● **CHALLENGE**
Repeat what the lines below say, word for word, and skip every image.

● **GIVEN DATA**
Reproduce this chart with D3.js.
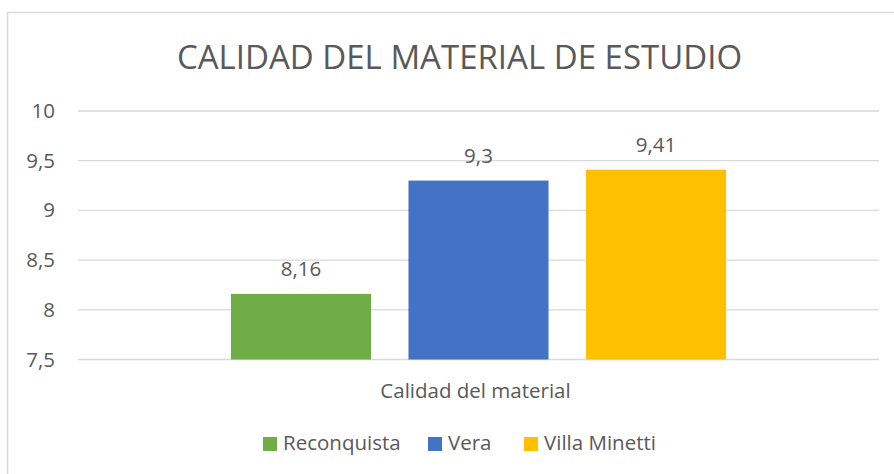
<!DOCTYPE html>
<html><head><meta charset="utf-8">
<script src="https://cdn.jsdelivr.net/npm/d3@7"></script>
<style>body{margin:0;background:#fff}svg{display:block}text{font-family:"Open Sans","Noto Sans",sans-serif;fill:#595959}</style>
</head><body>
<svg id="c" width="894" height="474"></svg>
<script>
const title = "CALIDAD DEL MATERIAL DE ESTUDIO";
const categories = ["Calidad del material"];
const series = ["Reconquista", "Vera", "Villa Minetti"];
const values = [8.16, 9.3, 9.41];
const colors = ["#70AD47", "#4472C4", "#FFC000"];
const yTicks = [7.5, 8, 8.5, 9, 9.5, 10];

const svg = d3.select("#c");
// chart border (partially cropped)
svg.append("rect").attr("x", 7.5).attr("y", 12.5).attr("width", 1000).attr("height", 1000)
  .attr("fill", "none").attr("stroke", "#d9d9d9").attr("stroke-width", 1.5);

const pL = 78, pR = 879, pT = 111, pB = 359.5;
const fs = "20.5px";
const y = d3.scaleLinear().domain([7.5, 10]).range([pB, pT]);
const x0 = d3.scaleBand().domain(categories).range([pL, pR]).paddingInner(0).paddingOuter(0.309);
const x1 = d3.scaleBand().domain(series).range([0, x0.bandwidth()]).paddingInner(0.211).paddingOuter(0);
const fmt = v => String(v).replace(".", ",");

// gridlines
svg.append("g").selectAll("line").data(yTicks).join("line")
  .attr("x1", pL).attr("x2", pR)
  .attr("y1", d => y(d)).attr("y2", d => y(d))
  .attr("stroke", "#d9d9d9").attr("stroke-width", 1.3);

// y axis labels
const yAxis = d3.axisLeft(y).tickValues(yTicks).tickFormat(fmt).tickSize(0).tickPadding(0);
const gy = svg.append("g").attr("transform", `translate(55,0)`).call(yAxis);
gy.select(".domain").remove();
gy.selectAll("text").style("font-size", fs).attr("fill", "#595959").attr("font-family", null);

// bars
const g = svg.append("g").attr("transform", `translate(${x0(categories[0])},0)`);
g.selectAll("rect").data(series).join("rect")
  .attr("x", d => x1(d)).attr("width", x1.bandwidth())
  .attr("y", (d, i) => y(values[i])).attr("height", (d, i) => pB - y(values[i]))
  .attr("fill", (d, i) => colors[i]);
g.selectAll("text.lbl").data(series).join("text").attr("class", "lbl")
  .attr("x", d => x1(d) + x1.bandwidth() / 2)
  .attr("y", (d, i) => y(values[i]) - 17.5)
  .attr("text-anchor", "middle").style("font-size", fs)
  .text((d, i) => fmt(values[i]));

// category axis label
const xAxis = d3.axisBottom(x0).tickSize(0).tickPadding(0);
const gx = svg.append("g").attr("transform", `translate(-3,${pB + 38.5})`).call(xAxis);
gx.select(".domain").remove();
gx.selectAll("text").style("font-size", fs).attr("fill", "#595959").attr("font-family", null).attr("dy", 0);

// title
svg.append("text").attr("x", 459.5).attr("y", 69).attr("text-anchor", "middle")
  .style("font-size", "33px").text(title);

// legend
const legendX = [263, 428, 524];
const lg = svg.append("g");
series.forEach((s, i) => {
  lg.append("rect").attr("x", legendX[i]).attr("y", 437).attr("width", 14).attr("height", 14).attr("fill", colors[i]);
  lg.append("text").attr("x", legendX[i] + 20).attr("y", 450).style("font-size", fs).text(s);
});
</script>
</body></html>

● **EXPECTED OUTPUT**
Reproduce this chart with D3.js.
<!DOCTYPE html>
<html><head><meta charset="utf-8">
<script src="https://cdn.jsdelivr.net/npm/d3@7"></script>
<style>body{margin:0;background:#fff}svg{display:block}text{font-family:"Open Sans","Noto Sans",sans-serif;fill:#595959}</style>
</head><body>
<svg id="c" width="894" height="474"></svg>
<script>
const title = "CALIDAD DEL MATERIAL DE ESTUDIO";
const categories = ["Calidad del material"];
const series = ["Reconquista", "Vera", "Villa Minetti"];
const values = [8.16, 9.3, 9.41];
const colors = ["#70AD47", "#4472C4", "#FFC000"];
const yTicks = [7.5, 8, 8.5, 9, 9.5, 10];

const svg = d3.select("#c");
// chart border (partially cropped)
svg.append("rect").attr("x", 7.5).attr("y", 12.5).attr("width", 1000).attr("height", 1000)
  .attr("fill", "none").attr("stroke", "#d9d9d9").attr("stroke-width", 1.5);

const pL = 78, pR = 879, pT = 111, pB = 359.5;
const fs = "20.5px";
const y = d3.scaleLinear().domain([7.5, 10]).range([pB, pT]);
const x0 = d3.scaleBand().domain(categories).range([pL, pR]).paddingInner(0).paddingOuter(0.309);
const x1 = d3.scaleBand().domain(series).range([0, x0.bandwidth()]).paddingInner(0.211).paddingOuter(0);
const fmt = v => String(v).replace(".", ",");

// gridlines
svg.append("g").selectAll("line").data(yTicks).join("line")
  .attr("x1", pL).attr("x2", pR)
  .attr("y1", d => y(d)).attr("y2", d => y(d))
  .attr("stroke", "#d9d9d9").attr("stroke-width", 1.3);

// y axis labels
const yAxis = d3.axisLeft(y).tickValues(yTicks).tickFormat(fmt).tickSize(0).tickPadding(0);
const gy = svg.append("g").attr("transform", `translate(55,0)`).call(yAxis);
gy.select(".domain").remove();
gy.selectAll("text").style("font-size", fs).attr("fill", "#595959").attr("font-family", null);

// bars
const g = svg.append("g").attr("transform", `translate(${x0(categories[0])},0)`);
g.selectAll("rect").data(series).join("rect")
  .attr("x", d => x1(d)).attr("width", x1.bandwidth())
  .attr("y", (d, i) => y(values[i])).attr("height", (d, i) => pB - y(values[i]))
  .attr("fill", (d, i) => colors[i]);
g.selectAll("text.lbl").data(series).join("text").attr("class", "lbl")
  .attr("x", d => x1(d) + x1.bandwidth() / 2)
  .attr("y", (d, i) => y(values[i]) - 17.5)
  .attr("text-anchor", "middle").style("font-size", fs)
  .text((d, i) => fmt(values[i]));

// category axis label
const xAxis = d3.axisBottom(x0).tickSize(0).tickPadding(0);
const gx = svg.append("g").attr("transform", `translate(-3,${pB + 38.5})`).call(xAxis);
gx.select(".domain").remove();
gx.selectAll("text").style("font-size", fs).attr("fill", "#595959").attr("font-family", null).attr("dy", 0);

// title
svg.append("text").attr("x", 459.5).attr("y", 69).attr("text-anchor", "middle")
  .style("font-size", "33px").text(title);

// legend
const legendX = [263, 428, 524];
const lg = svg.append("g");
series.forEach((s, i) => {
  lg.append("rect").attr("x", legendX[i]).attr("y", 437).attr("width", 14).attr("height", 14).attr("fill", colors[i]);
  lg.append("text").attr("x", legendX[i] + 20).attr("y", 450).style("font-size", fs).text(s);
});
</script>
</body></html>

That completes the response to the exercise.